* TASK TO CARRY OUT:
Among the lines below, how many carry the string "diagram"? Reply with a number and nothing else.
┄┄┄┄┄┄┄┄┄┄┄┄┄┄┄┄┄┄┄┄
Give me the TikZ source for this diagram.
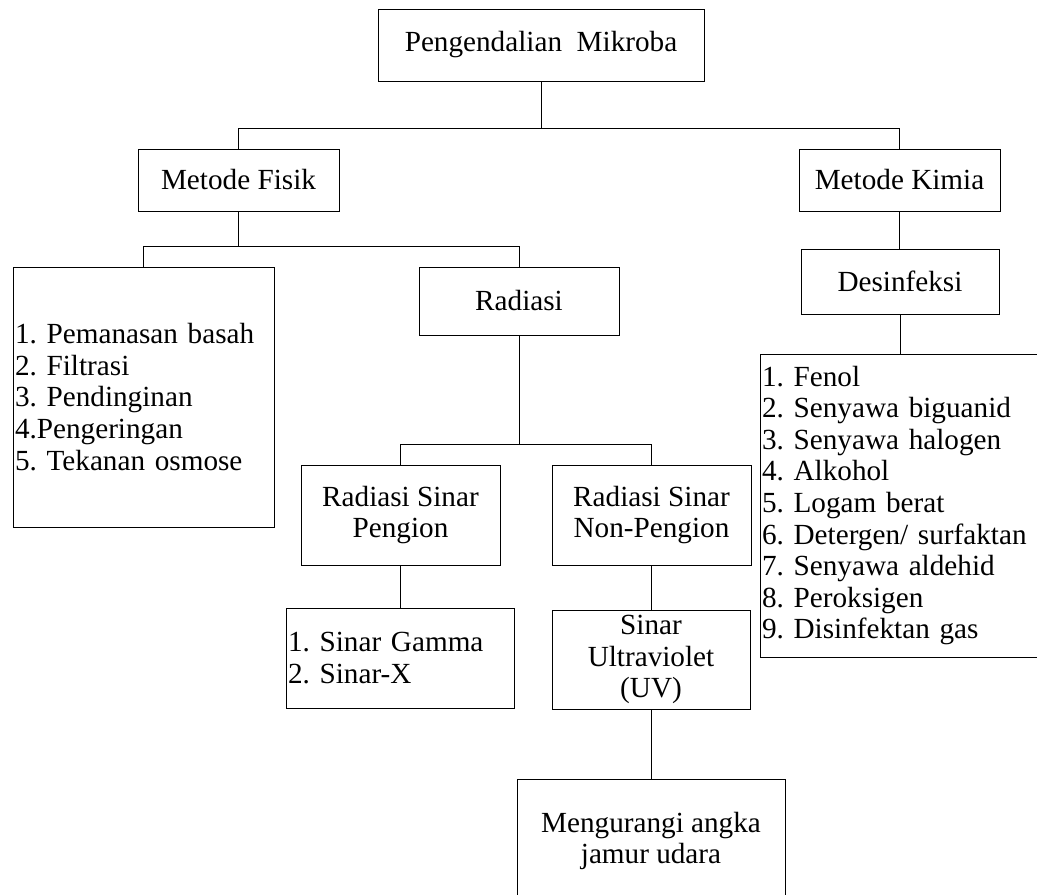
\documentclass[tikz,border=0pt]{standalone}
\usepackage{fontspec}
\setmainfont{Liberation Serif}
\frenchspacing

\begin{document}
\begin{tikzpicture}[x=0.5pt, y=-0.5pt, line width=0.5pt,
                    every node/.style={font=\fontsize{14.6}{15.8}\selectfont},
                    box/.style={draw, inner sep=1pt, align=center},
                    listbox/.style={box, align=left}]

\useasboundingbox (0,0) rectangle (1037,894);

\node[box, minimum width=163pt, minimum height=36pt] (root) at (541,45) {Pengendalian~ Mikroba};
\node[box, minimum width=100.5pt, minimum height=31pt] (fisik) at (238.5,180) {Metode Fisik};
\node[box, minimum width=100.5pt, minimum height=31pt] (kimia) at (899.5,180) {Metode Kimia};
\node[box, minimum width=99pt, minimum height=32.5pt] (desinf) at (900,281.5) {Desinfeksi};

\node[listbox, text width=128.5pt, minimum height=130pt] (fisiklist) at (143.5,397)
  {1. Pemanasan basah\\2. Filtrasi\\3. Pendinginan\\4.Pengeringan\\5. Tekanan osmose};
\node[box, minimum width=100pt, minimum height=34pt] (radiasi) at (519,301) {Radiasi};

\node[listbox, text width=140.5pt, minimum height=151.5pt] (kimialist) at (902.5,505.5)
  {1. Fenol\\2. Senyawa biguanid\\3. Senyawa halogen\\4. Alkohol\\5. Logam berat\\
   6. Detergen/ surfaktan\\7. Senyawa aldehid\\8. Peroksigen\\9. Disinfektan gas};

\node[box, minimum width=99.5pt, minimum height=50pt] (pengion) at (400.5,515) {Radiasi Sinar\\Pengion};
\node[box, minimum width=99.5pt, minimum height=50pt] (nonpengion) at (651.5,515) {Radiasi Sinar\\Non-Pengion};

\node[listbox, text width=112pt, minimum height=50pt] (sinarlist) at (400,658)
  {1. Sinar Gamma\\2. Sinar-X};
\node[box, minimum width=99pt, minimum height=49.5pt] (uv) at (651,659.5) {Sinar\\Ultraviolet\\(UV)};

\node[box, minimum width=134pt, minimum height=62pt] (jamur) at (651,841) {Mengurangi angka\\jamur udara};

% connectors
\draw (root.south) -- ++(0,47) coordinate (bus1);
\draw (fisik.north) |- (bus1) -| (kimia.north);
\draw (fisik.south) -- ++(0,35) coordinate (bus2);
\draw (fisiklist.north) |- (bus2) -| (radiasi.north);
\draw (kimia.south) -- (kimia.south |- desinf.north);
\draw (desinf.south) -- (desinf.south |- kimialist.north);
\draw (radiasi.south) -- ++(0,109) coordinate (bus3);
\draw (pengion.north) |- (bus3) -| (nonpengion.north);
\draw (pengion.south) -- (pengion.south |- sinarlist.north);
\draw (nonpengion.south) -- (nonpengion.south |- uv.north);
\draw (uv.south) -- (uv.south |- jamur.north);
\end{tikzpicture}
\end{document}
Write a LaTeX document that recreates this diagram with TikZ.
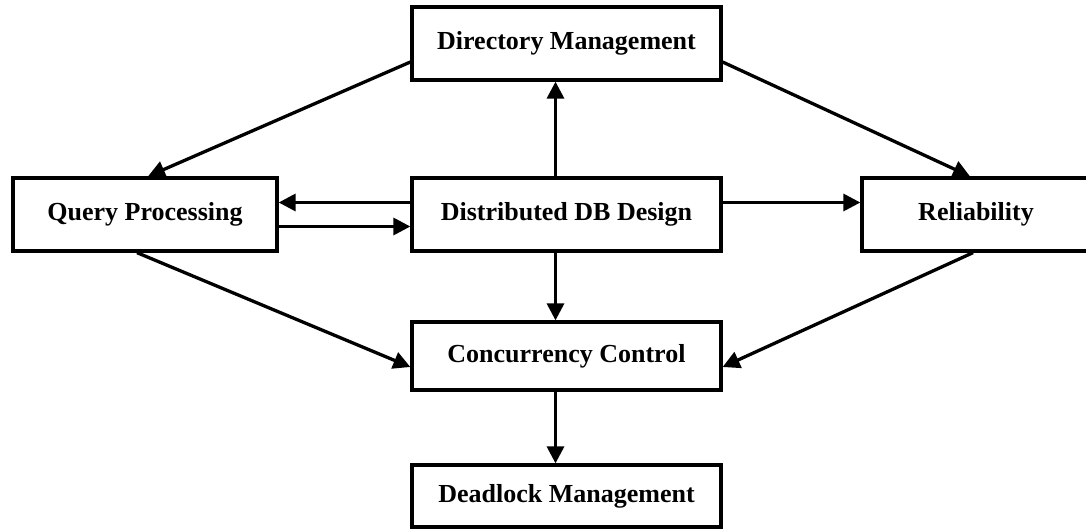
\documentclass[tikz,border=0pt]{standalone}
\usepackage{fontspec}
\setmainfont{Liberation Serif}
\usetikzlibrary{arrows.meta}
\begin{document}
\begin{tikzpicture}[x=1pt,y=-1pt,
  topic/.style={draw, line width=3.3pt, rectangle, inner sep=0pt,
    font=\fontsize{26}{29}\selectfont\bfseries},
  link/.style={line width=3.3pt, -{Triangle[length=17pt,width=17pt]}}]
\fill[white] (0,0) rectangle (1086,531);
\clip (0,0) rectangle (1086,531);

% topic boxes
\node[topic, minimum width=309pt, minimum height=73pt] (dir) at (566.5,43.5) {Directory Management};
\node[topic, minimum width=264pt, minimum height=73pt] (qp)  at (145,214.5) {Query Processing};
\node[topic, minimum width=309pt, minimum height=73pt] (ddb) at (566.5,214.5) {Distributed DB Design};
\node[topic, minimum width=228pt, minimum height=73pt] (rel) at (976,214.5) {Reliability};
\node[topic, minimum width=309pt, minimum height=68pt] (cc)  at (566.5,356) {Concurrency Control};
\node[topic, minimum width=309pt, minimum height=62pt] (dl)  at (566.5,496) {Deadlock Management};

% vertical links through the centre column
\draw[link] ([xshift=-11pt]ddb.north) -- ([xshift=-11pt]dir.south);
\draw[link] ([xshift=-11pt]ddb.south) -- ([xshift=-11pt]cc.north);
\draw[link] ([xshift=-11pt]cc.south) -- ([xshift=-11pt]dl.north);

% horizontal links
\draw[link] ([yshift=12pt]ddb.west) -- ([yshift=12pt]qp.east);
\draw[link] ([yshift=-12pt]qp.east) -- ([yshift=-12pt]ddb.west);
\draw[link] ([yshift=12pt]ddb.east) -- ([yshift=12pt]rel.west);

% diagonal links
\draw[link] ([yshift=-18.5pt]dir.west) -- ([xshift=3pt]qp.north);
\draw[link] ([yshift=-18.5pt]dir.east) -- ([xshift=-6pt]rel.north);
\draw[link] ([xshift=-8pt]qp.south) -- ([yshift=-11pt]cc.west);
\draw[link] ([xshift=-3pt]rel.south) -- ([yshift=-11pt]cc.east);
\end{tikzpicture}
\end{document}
┄┄┄┄┄┄┄┄┄┄┄┄┄┄┄┄┄┄┄┄
* COMPLETED EXERCISE:
2